Speaking of government, on a recent trip to Europe I spent a day in Brussels interacting with the European Union (EU) government, particularly the European Commission (EC). The EC is the civil service or bureaucracy of the EU. The other major elements of the EU are the Council of Ministers (i.e. where the 28 member states speak for themselves) and the European Parliament (where elected representatives serve in the legislature – there are elections next spring). I learned more about the EU in one day than I had known in all of my previous life put together. The EU, often simply referred to as “Brussels,” receives frequent criticism like all governments do these days.
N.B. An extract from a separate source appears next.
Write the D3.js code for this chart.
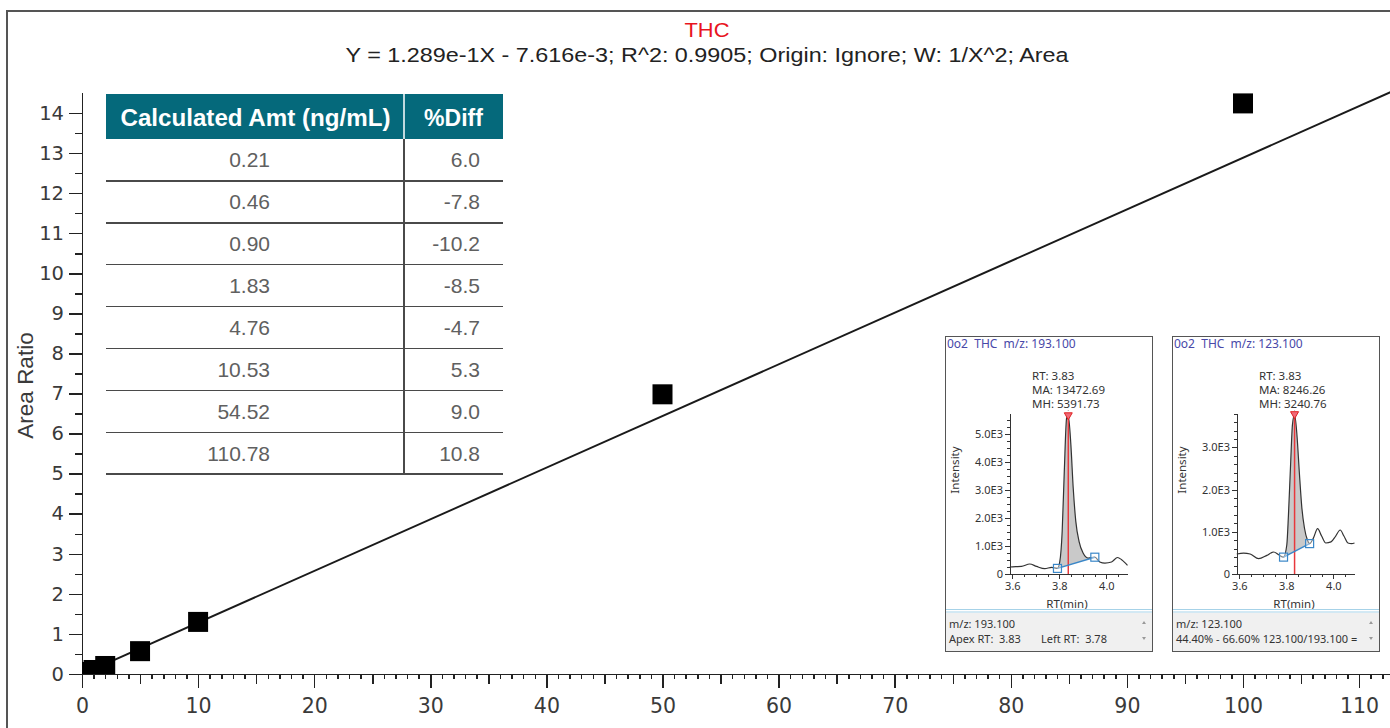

They can decide some things for Europe but many areas are off limits to them, i.e., the member states are free to decide whatever they like in large swathes of life. This leads to the curious result that the Brussels bureaucrats are simultaneously criticized for doing nothing and for doing too much. I guess it isn’t easy to govern anywhere these days. Nevertheless, it was clear to me that our company and the cruise industry in general need to start paying more attention to the EU, including making sure the EC bureaucracy is aware of the advances we are continually making in safety, environment, security and health. While the International Maritime Organization (IMO) has worldwide oversight of the shipping industry and a lot of the cruise industry’s attention and effort goes towards the IMO, the EU is a powerful voice within the IMO. And Europe has become much more significant to the cruise industry both as a remarkable set of destinations and a very meaningful source of customers. As someone who majored in Government of a Democracy, I actually look forward to that!
Please note that when I refer to Brussels above, I am not referring to the country of Belgium in which Brussels sits. That’s a whole other story. Recently, Belgium went approximately two years without any government at all. And it seemed to survive quite well. So this entry may not be obsolete for a while to come.